§ Aim:
Exactly the lines from the start of the data through the line containing "fig = go.Figure()" should be output, with both ends kept and nothing added.

§ Data shown:
------------------------------------
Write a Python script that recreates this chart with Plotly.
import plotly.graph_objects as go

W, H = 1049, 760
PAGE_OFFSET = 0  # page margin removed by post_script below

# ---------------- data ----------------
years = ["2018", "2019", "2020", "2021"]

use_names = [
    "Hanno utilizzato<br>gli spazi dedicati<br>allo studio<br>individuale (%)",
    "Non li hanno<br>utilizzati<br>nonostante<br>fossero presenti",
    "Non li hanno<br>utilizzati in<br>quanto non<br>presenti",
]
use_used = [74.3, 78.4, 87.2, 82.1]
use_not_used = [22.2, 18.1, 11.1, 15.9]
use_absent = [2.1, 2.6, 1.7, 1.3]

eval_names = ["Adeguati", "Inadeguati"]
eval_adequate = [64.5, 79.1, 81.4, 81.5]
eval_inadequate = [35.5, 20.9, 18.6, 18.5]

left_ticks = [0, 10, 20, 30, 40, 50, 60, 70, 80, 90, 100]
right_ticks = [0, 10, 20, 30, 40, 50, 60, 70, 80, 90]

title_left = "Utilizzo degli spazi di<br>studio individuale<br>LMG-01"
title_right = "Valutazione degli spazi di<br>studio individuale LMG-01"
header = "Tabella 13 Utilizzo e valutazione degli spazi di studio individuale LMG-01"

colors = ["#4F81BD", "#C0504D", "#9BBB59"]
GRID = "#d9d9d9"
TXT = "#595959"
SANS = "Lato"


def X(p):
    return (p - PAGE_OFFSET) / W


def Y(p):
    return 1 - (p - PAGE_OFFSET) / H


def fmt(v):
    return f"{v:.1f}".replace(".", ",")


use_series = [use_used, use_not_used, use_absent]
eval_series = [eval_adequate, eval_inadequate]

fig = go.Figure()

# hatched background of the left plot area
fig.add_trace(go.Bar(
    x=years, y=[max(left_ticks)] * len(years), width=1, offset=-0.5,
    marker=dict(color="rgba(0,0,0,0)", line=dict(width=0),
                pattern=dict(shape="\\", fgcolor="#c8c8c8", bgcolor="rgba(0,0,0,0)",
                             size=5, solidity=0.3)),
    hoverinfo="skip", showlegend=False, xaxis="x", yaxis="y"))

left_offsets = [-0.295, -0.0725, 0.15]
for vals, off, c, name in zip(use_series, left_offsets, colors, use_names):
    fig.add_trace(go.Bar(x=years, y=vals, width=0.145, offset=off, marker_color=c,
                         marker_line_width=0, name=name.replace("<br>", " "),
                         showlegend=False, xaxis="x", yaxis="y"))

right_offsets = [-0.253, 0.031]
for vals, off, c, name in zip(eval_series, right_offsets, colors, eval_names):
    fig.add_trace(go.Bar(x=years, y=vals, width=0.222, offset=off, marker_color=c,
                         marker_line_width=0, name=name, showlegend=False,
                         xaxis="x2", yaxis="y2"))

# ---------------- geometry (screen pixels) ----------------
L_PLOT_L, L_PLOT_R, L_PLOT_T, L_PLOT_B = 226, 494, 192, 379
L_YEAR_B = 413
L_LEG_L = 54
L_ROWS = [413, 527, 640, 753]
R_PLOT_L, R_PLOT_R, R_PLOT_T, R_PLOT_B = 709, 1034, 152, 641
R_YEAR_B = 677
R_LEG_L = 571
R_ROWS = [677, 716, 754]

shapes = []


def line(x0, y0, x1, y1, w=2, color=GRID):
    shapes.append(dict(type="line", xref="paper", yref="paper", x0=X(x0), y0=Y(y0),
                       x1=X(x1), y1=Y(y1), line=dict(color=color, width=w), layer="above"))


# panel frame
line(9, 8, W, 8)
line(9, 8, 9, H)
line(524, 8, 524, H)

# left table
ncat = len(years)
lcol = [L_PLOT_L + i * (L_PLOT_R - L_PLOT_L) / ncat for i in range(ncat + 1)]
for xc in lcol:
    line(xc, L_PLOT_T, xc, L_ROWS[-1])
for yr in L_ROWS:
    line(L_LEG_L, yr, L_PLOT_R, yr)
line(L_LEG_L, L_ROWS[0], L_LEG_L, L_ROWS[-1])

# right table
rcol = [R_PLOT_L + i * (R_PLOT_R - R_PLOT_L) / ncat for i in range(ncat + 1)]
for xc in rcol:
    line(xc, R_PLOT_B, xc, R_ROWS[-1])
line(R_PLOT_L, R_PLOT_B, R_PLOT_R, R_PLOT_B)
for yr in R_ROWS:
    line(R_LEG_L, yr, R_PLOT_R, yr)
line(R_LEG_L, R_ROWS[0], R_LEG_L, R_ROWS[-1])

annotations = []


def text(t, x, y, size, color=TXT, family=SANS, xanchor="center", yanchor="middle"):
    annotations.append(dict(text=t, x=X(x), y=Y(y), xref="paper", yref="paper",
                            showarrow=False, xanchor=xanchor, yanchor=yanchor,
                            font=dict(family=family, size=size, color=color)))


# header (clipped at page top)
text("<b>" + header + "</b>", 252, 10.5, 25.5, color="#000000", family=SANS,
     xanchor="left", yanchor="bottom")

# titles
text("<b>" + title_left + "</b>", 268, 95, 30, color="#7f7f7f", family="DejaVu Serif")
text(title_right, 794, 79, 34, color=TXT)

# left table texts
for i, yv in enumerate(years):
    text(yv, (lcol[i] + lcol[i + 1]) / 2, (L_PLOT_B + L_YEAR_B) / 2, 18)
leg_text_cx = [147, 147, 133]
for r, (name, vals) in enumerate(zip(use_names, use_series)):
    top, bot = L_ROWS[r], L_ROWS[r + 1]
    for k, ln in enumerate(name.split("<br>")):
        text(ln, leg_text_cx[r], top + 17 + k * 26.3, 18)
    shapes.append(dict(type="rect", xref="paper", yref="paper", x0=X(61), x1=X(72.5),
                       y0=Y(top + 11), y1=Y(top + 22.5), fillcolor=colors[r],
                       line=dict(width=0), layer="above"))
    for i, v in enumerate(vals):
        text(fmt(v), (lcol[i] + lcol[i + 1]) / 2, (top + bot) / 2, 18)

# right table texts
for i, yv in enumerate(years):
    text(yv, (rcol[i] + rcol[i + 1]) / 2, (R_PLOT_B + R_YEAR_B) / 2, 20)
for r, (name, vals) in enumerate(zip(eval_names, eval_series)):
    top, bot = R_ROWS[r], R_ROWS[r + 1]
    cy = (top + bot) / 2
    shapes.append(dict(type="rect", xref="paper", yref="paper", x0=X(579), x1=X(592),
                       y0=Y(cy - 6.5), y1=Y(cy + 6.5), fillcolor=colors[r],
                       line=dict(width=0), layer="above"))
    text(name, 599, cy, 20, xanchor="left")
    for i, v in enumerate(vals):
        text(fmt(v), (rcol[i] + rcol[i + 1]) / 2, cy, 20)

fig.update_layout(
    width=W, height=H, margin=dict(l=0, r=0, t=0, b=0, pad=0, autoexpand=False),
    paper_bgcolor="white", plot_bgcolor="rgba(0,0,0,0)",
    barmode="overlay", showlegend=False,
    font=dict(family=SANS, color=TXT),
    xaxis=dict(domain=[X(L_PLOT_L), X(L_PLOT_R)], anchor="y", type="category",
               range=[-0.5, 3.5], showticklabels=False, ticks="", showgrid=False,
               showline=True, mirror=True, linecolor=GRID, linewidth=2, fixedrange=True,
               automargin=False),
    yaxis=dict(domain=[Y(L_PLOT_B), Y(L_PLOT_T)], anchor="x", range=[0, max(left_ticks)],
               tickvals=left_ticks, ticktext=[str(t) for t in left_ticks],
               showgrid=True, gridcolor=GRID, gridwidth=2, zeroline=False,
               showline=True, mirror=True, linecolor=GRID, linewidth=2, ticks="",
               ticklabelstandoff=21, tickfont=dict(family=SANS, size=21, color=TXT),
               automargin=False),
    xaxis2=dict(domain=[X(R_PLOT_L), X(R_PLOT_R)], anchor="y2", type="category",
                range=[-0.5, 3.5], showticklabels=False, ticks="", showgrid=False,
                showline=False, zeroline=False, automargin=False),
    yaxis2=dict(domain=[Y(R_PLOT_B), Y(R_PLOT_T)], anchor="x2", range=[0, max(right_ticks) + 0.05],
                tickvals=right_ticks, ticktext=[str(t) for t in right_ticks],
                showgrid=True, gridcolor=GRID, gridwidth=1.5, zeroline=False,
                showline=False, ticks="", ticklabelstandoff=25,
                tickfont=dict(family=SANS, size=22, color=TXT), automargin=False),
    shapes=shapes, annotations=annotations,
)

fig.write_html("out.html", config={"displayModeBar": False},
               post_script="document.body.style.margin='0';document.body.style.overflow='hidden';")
------------------------------------
§ Correct answer:
Write a Python script that recreates this chart with Plotly.
import plotly.graph_objects as go

W, H = 1049, 760
PAGE_OFFSET = 0  # page margin removed by post_script below

# ---------------- data ----------------
years = ["2018", "2019", "2020", "2021"]

use_names = [
    "Hanno utilizzato<br>gli spazi dedicati<br>allo studio<br>individuale (%)",
    "Non li hanno<br>utilizzati<br>nonostante<br>fossero presenti",
    "Non li hanno<br>utilizzati in<br>quanto non<br>presenti",
]
use_used = [74.3, 78.4, 87.2, 82.1]
use_not_used = [22.2, 18.1, 11.1, 15.9]
use_absent = [2.1, 2.6, 1.7, 1.3]

eval_names = ["Adeguati", "Inadeguati"]
eval_adequate = [64.5, 79.1, 81.4, 81.5]
eval_inadequate = [35.5, 20.9, 18.6, 18.5]

left_ticks = [0, 10, 20, 30, 40, 50, 60, 70, 80, 90, 100]
right_ticks = [0, 10, 20, 30, 40, 50, 60, 70, 80, 90]

title_left = "Utilizzo degli spazi di<br>studio individuale<br>LMG-01"
title_right = "Valutazione degli spazi di<br>studio individuale LMG-01"
header = "Tabella 13 Utilizzo e valutazione degli spazi di studio individuale LMG-01"

colors = ["#4F81BD", "#C0504D", "#9BBB59"]
GRID = "#d9d9d9"
TXT = "#595959"
SANS = "Lato"


def X(p):
    return (p - PAGE_OFFSET) / W


def Y(p):
    return 1 - (p - PAGE_OFFSET) / H


def fmt(v):
    return f"{v:.1f}".replace(".", ",")


use_series = [use_used, use_not_used, use_absent]
eval_series = [eval_adequate, eval_inadequate]

fig = go.Figure()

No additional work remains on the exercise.